Tempo shifting...great job!


----------



## CathodeRay (Jan 12, 2018)

I think the accent would actually work _-for-_ her if she owned it more - like Bjork. But that's just MHO.


----------



## johnnyshaka (Nov 2, 2014)

Great job!


----------



## davetcan (Feb 27, 2006)

Lots of potential in that voice.


----------



## Kerry Brown (Mar 31, 2014)

davetcan said:


> Lots of potential in that voice.


She was very nervous. That was her first time playing in public with other musicians. She has done a few open mic on her own but never with a group. In practice she plays a lot more with her timing and the melody. Public performance will come with time. We had only had three practices before we did this. She had never heard the song before I played it for her two weeks ago. She didn't know what the blues was. Now she's right into it. She suggested we do a Susan Tedeschi song next.


----------



## John Reilly (Apr 7, 2018)

Nice work Kerry and friends , I`m looking forward to hearing more as the trios progresses , please post more !


----------



## mrmatt1972 (Apr 3, 2008)

I like it! Keep on keeping on.


----------



## StratCat (Dec 30, 2013)

Sounds great! GS Mini - seeing more and more of these being used for gigs. Pretty good for it’s price.


----------



## Kerry Brown (Mar 31, 2014)

StratCat said:


> Sounds great! GS Mini - seeing more and more of these being used for gigs. Pretty good for it’s price.


It sounds decent. It’s cheap enough I don’t worry if it gets scratched. It small and easy to carry around. It stays in tune. What’s not to like. It is perfect for stuff like this.


----------



## sambonee (Dec 20, 2007)

What is her mother tongue? That will indicate where and what phonetic sounds to focus on. 

You should also get her to translate one of the verses of each son into her language. That with accelerate your reach in terms of getting a name out. 

Finally get a media student to do your live shows as projects for school. Good quality and symbolic help will ensue. And a fine end product. 

Well done amigo. You’ve got fine beginnings. Question, could she translate one verse and the chorus of a few songs? I know that people love that and it puts your band in higher prominence right away.


----------



## Chito (Feb 17, 2006)

Good job!! Lots of potential with your singer.


----------



## 1SweetRide (Oct 25, 2016)

Love the video. Everyone seems to be having fun.


----------



## Kerry Brown (Mar 31, 2014)

sambonee said:


> What is her mother tongue?

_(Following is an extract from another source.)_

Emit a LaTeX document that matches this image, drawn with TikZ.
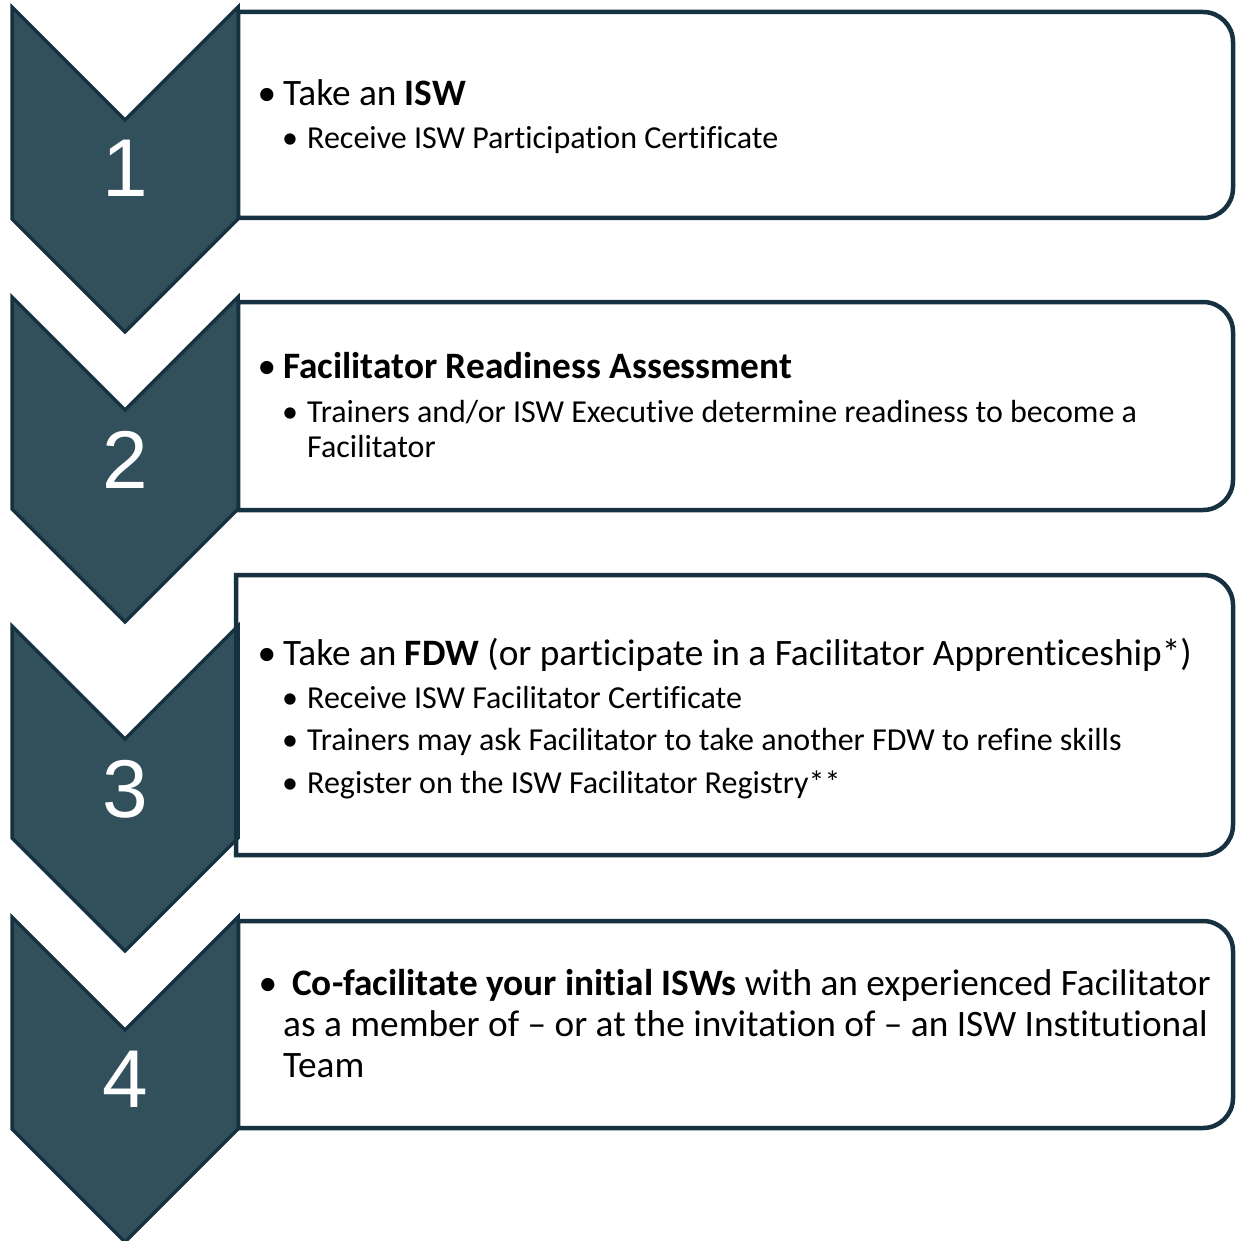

That will indicate where and what phonetic sounds to focus on.
> 
> You should also get her to translate one of the verses of each son into her language. That with accelerate your reach in terms of getting a name out.
> 
> ...


She is from Spain. That is a great idea. A verse or two in Spanish would be cool.


----------



## sambonee (Dec 20, 2007)

My wife is from Spain. There are tons of edyie Gorme Spanish songs that are amazing.


----------



## Frenchy99 (Oct 15, 2016)

Great performance, like her voice!


----------